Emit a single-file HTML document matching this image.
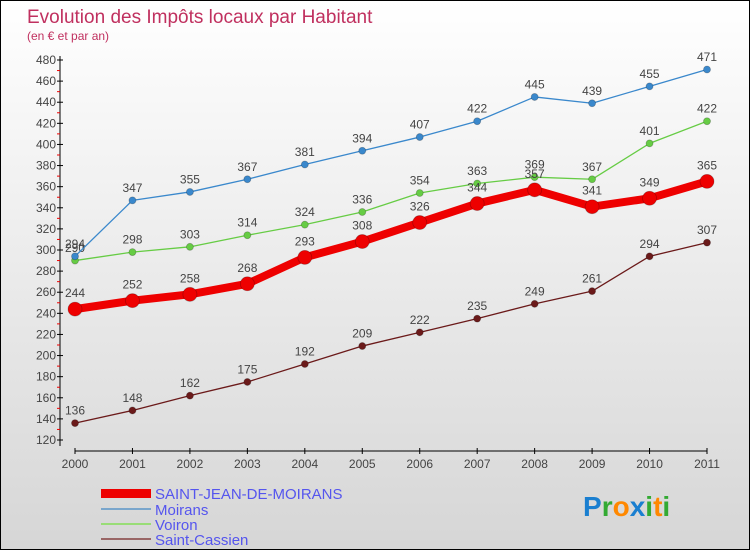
<!DOCTYPE html>
<html><head><meta charset="utf-8"><style>
html,body{margin:0;padding:0}
body{width:750px;height:550px;overflow:hidden;font-family:"Liberation Sans",sans-serif}
#wrap{position:relative;width:748px;height:548px;border:1px solid #000;background:linear-gradient(#ffffff,#d6d6d6)}
</style></head><body>
<div id="wrap">
<svg id="chart" width="748" height="548">
<text x="26" y="22" font-size="19" fill="#c0305f">Evolution des Impôts locaux par Habitant</text>
<text x="26" y="39" font-size="12" fill="#c0305f">(en € et par an)</text>
<g id="axes"></g><g id="series"></g>
<g>
<rect x="100" y="488" width="50" height="9" fill="#e00"/>
<text x="154" y="498" font-size="15" fill="#5555ee">SAINT-JEAN-DE-MOIRANS</text>
<rect x="100" y="507" width="50" height="2" fill="#7aa6cc"/>
<text x="154" y="514" font-size="15" fill="#5555ee">Moirans</text>
<rect x="100" y="522" width="50" height="2" fill="#99dd77"/>
<text x="154" y="529" font-size="15" fill="#5555ee">Voiron</text>
<rect x="100" y="537" width="50" height="2" fill="#996666"/>
<text x="154" y="544" font-size="15" fill="#5555ee">Saint-Cassien</text>
</g>
<text x="582" y="515" font-size="28" font-weight="bold"><tspan fill="#1a7fd0">P</tspan><tspan fill="#33aa33">r</tspan><tspan fill="#ff8800">o</tspan><tspan fill="#1a7fd0">x</tspan><tspan fill="#33aa33">i</tspan><tspan fill="#ff8800">t</tspan><tspan fill="#33aa33">i</tspan></text>
</svg></div>
<script>
const years=["2000","2001","2002","2003","2004","2005","2006","2007","2008","2009","2010","2011"];
const yTicks=[120,140,160,180,200,220,240,260,280,300,320,340,360,380,400,420,440,460,480];
const sjm=[244,252,258,268,293,308,326,344,357,341,349,365];
const moirans=[294,347,355,367,381,394,407,422,445,439,455,471];
const voiron=[290,298,303,314,324,336,354,363,369,367,401,422];
const cassien=[136,148,162,175,192,209,222,235,249,261,294,307];
const NS="http://www.w3.org/2000/svg";
const X=i=>74+i*(632/11);
const Y=v=>59+(480-v)*(380/360);
function mk(t,a,p){const e=document.createElementNS(NS,t);for(const k in a)e.setAttribute(k,a[k]);p.appendChild(e);return e;}
const ax=document.getElementById('axes');
const yl=mk('line',{x1:59,y1:55,x2:59,y2:445,stroke:'#000'},ax);


yTicks.forEach(v=>{
 mk('line',{x1:56,x2:62,y1:Y(v),y2:Y(v),stroke:'#000'},ax);
 if(v<480) mk('line',{x1:56,x2:59,y1:Y(v+10),y2:Y(v+10),stroke:'#e00'},ax);
 const t=mk('text',{x:55,y:Y(v)+4,'font-size':12,fill:'#444','text-anchor':'end'},ax);t.textContent=v;
 
 
});
const xl=mk('line',{x1:74,y1:450,x2:706,y2:450,stroke:'#000'},ax);


years.forEach((y,i)=>{
 mk('line',{x1:X(i),x2:X(i),y1:447,y2:453,stroke:'#000'},ax);
 const t=mk('text',{x:X(i),y:467,'font-size':12,fill:'#444','text-anchor':'middle'},ax);t.textContent=y;
 
 
});
const sg=document.getElementById('series');
function draw(vals,color,w,r,name){
 const g=mk('g',{},sg);
 
 
 mk('polyline',{points:vals.map((v,i)=>X(i)+','+Y(v)).join(' '),fill:'none',stroke:color,'stroke-width':w,'stroke-linejoin':'round'},g);
 vals.forEach((v,i)=>{
  const c=mk('circle',{cx:X(i),cy:Y(v),r:r,fill:color,stroke:'rgba(0,0,0,0.25)','stroke-width':0.8},g);
  
  
  const t=mk('text',{x:X(i),y:Y(v)-8-(r-3),'font-size':12,fill:'#444','text-anchor':'middle'},g);t.textContent=v;
  
  
 });
}
draw(cassien,'#6b1a1a',1.3,3.5,'series-saint-cassien');
draw(voiron,'#66cc44',1.3,3.5,'series-voiron');
draw(moirans,'#3a88cc',1.3,3.5,'series-moirans');
draw(sjm,'#ee0000',8,7,'series-saint-jean-de-moirans');
</script>
</body></html>
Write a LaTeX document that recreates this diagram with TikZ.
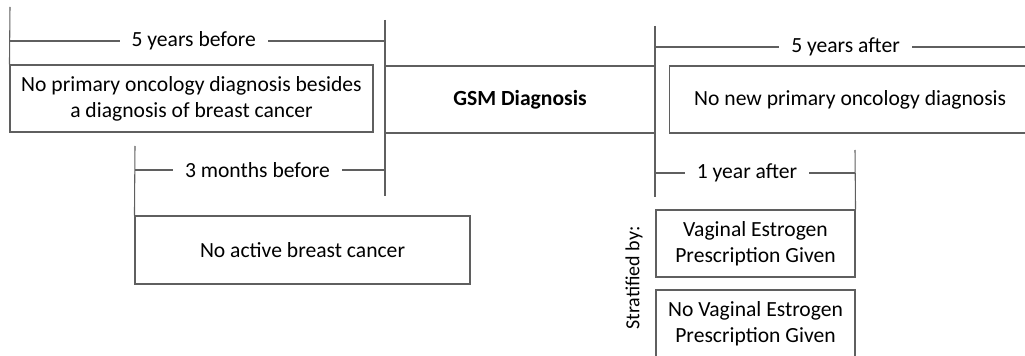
\documentclass[tikz,border=0pt]{standalone}
\usepackage{fontspec}
\setmainfont{Carlito}
\usetikzlibrary{positioning}
\definecolor{linegray}{RGB}{95,95,95}

\tikzset{
    box/.style={draw=linegray, line width=0.8pt, align=center, inner sep=0pt},
    span/.style={draw=linegray, line width=0.8pt},
    spanlabel/.style={fill=white, inner xsep=9pt, inner ysep=1pt}
}

\begin{document}
\begin{tikzpicture}[x=0.75pt, y=-0.75pt, font=\fontsize{16.2}{19.5}\selectfont]
    \useasboundingbox (0,0) rectangle (1025,356);
    \clip (0,0) rectangle (1025,356);

    % boxes
    \node[box, minimum width=272.25pt, minimum height=50.25pt] (before5) at (191.5,98.5)
        {No primary oncology diagnosis besides\\a diagnosis of breast cancer};
    \node[box, minimum width=202.5pt, minimum height=50.25pt, font=\fontsize{16.2}{19.5}\selectfont\bfseries] (gsm) at (520,99.5) {GSM Diagnosis};
    \node[box, minimum width=282pt, minimum height=50.25pt, anchor=west] (after5) at (669,99.5) {\hspace*{-11pt}No new primary oncology diagnosis};
    \node[box, minimum width=251.25pt, minimum height=51pt] (before3) at (302.5,250) {No active breast cancer};
    \node[box, minimum width=149.25pt, minimum height=50.25pt] (estro) at (755.5,243.5)
        {Vaginal Estrogen\\Prescription Given};
    \node[box, minimum width=149.25pt, minimum height=50.25pt] (noestro) at (755.5,323.5)
        {No Vaginal Estrogen\\Prescription Given};
    \node[rotate=90, font=\fontsize{15}{18}\selectfont] (strat) at (634,278) {Stratified by:};

    % bracket ends
    \coordinate (b5top) at (10,7);
    \coordinate (b5mid) at (10,41);
    \coordinate (gsmtop) at (385,20);
    \coordinate (gsmbot) at (385,196);
    \coordinate (a5top) at (655,26);
    \coordinate (a5bot) at (655,197);
    \coordinate (a5mid) at (655,47);
    \coordinate (a5end) at (1030,47);
    \coordinate (b3top) at (135,146);
    \coordinate (b3mid) at (135,170);
    \coordinate (a1mid) at (655,173);
    \coordinate (a1top) at (855,150);

    % spans
    \draw[span] (b5top) -- (before5.north west);
    \draw[span] (gsmtop) -- (gsmbot);
    \draw[span] (a5top) -- (a5bot);
    \draw[span] (b3top) -- (before3.north west);
    \draw[span] (a1top) -- (estro.north east);
    \draw[span] (b5mid) -- (b5mid -| gsmtop) node[spanlabel, pos=0.49] (l5before) {5 years before};
    \draw[span] (a5mid) -- (a5end) node[spanlabel, pos=0.508] (l5after) {5 years after};
    \draw[span] (b3mid) -- (b3mid -| gsmtop) node[spanlabel, pos=0.49] (l3before) {3 months before};
    \draw[span] (a1mid) -- (a1mid -| a1top) node[spanlabel, pos=0.46] (l1after) {1 year after};
\end{tikzpicture}
\end{document}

→ **What is needed**:
Give the entries again without a single change, but with no pictures.

→ **Full response**:
Emit a single-file HTML document matching this image.
<!DOCTYPE html>
<html><head><meta charset="utf-8"><style>
html,body{margin:0;padding:0}
body{width:750px;height:550px;overflow:hidden;font-family:"Liberation Sans",sans-serif}
#wrap{position:relative;width:748px;height:548px;border:1px solid #000;background:linear-gradient(#ffffff,#d6d6d6)}
</style></head><body>
<div id="wrap">
<svg id="chart" width="748" height="548">
<text x="26" y="22" font-size="19" fill="#c0305f">Evolution des Impôts locaux par Habitant</text>
<text x="26" y="39" font-size="12" fill="#c0305f">(en € et par an)</text>
<g id="axes"></g><g id="series"></g>
<g>
<rect x="100" y="488" width="50" height="9" fill="#e00"/>
<text x="154" y="498" font-size="15" fill="#5555ee">SAINT-JEAN-DE-MOIRANS</text>
<rect x="100" y="507" width="50" height="2" fill="#7aa6cc"/>
<text x="154" y="514" font-size="15" fill="#5555ee">Moirans</text>
<rect x="100" y="522" width="50" height="2" fill="#99dd77"/>
<text x="154" y="529" font-size="15" fill="#5555ee">Voiron</text>
<rect x="100" y="537" width="50" height="2" fill="#996666"/>
<text x="154" y="544" font-size="15" fill="#5555ee">Saint-Cassien</text>
</g>
<text x="582" y="515" font-size="28" font-weight="bold"><tspan fill="#1a7fd0">P</tspan><tspan fill="#33aa33">r</tspan><tspan fill="#ff8800">o</tspan><tspan fill="#1a7fd0">x</tspan><tspan fill="#33aa33">i</tspan><tspan fill="#ff8800">t</tspan><tspan fill="#33aa33">i</tspan></text>
</svg></div>
<script>
const years=["2000","2001","2002","2003","2004","2005","2006","2007","2008","2009","2010","2011"];
const yTicks=[120,140,160,180,200,220,240,260,280,300,320,340,360,380,400,420,440,460,480];
const sjm=[244,252,258,268,293,308,326,344,357,341,349,365];
const moirans=[294,347,355,367,381,394,407,422,445,439,455,471];
const voiron=[290,298,303,314,324,336,354,363,369,367,401,422];
const cassien=[136,148,162,175,192,209,222,235,249,261,294,307];
const NS="http://www.w3.org/2000/svg";
const X=i=>74+i*(632/11);
const Y=v=>59+(480-v)*(380/360);
function mk(t,a,p){const e=document.createElementNS(NS,t);for(const k in a)e.setAttribute(k,a[k]);p.appendChild(e);return e;}
const ax=document.getElementById('axes');
const yl=mk('line',{x1:59,y1:55,x2:59,y2:445,stroke:'#000'},ax);


yTicks.forEach(v=>{
 mk('line',{x1:56,x2:62,y1:Y(v),y2:Y(v),stroke:'#000'},ax);
 if(v<480) mk('line',{x1:56,x2:59,y1:Y(v+10),y2:Y(v+10),stroke:'#e00'},ax);
 const t=mk('text',{x:55,y:Y(v)+4,'font-size':12,fill:'#444','text-anchor':'end'},ax);t.textContent=v;
 
 
});
const xl=mk('line',{x1:74,y1:450,x2:706,y2:450,stroke:'#000'},ax);


years.forEach((y,i)=>{
 mk('line',{x1:X(i),x2:X(i),y1:447,y2:453,stroke:'#000'},ax);
 const t=mk('text',{x:X(i),y:467,'font-size':12,fill:'#444','text-anchor':'middle'},ax);t.textContent=y;
 
 
});
const sg=document.getElementById('series');
function draw(vals,color,w,r,name){
 const g=mk('g',{},sg);
 
 
 mk('polyline',{points:vals.map((v,i)=>X(i)+','+Y(v)).join(' '),fill:'none',stroke:color,'stroke-width':w,'stroke-linejoin':'round'},g);
 vals.forEach((v,i)=>{
  const c=mk('circle',{cx:X(i),cy:Y(v),r:r,fill:color,stroke:'rgba(0,0,0,0.25)','stroke-width':0.8},g);
  
  
  const t=mk('text',{x:X(i),y:Y(v)-8-(r-3),'font-size':12,fill:'#444','text-anchor':'middle'},g);t.textContent=v;
  
  
 });
}
draw(cassien,'#6b1a1a',1.3,3.5,'series-saint-cassien');
draw(voiron,'#66cc44',1.3,3.5,'series-voiron');
draw(moirans,'#3a88cc',1.3,3.5,'series-moirans');
draw(sjm,'#ee0000',8,7,'series-saint-jean-de-moirans');
</script>
</body></html>
Write a LaTeX document that recreates this diagram with TikZ.
\documentclass[tikz,border=0pt]{standalone}
\usepackage{fontspec}
\setmainfont{Carlito}
\usetikzlibrary{positioning}
\definecolor{linegray}{RGB}{95,95,95}

\tikzset{
    box/.style={draw=linegray, line width=0.8pt, align=center, inner sep=0pt},
    span/.style={draw=linegray, line width=0.8pt},
    spanlabel/.style={fill=white, inner xsep=9pt, inner ysep=1pt}
}

\begin{document}
\begin{tikzpicture}[x=0.75pt, y=-0.75pt, font=\fontsize{16.2}{19.5}\selectfont]
    \useasboundingbox (0,0) rectangle (1025,356);
    \clip (0,0) rectangle (1025,356);

    % boxes
    \node[box, minimum width=272.25pt, minimum height=50.25pt] (before5) at (191.5,98.5)
        {No primary oncology diagnosis besides\\a diagnosis of breast cancer};
    \node[box, minimum width=202.5pt, minimum height=50.25pt, font=\fontsize{16.2}{19.5}\selectfont\bfseries] (gsm) at (520,99.5) {GSM Diagnosis};
    \node[box, minimum width=282pt, minimum height=50.25pt, anchor=west] (after5) at (669,99.5) {\hspace*{-11pt}No new primary oncology diagnosis};
    \node[box, minimum width=251.25pt, minimum height=51pt] (before3) at (302.5,250) {No active breast cancer};
    \node[box, minimum width=149.25pt, minimum height=50.25pt] (estro) at (755.5,243.5)
        {Vaginal Estrogen\\Prescription Given};
    \node[box, minimum width=149.25pt, minimum height=50.25pt] (noestro) at (755.5,323.5)
        {No Vaginal Estrogen\\Prescription Given};
    \node[rotate=90, font=\fontsize{15}{18}\selectfont] (strat) at (634,278) {Stratified by:};

    % bracket ends
    \coordinate (b5top) at (10,7);
    \coordinate (b5mid) at (10,41);
    \coordinate (gsmtop) at (385,20);
    \coordinate (gsmbot) at (385,196);
    \coordinate (a5top) at (655,26);
    \coordinate (a5bot) at (655,197);
    \coordinate (a5mid) at (655,47);
    \coordinate (a5end) at (1030,47);
    \coordinate (b3top) at (135,146);
    \coordinate (b3mid) at (135,170);
    \coordinate (a1mid) at (655,173);
    \coordinate (a1top) at (855,150);

    % spans
    \draw[span] (b5top) -- (before5.north west);
    \draw[span] (gsmtop) -- (gsmbot);
    \draw[span] (a5top) -- (a5bot);
    \draw[span] (b3top) -- (before3.north west);
    \draw[span] (a1top) -- (estro.north east);
    \draw[span] (b5mid) -- (b5mid -| gsmtop) node[spanlabel, pos=0.49] (l5before) {5 years before};
    \draw[span] (a5mid) -- (a5end) node[spanlabel, pos=0.508] (l5after) {5 years after};
    \draw[span] (b3mid) -- (b3mid -| gsmtop) node[spanlabel, pos=0.49] (l3before) {3 months before};
    \draw[span] (a1mid) -- (a1mid -| a1top) node[spanlabel, pos=0.46] (l1after) {1 year after};
\end{tikzpicture}
\end{document}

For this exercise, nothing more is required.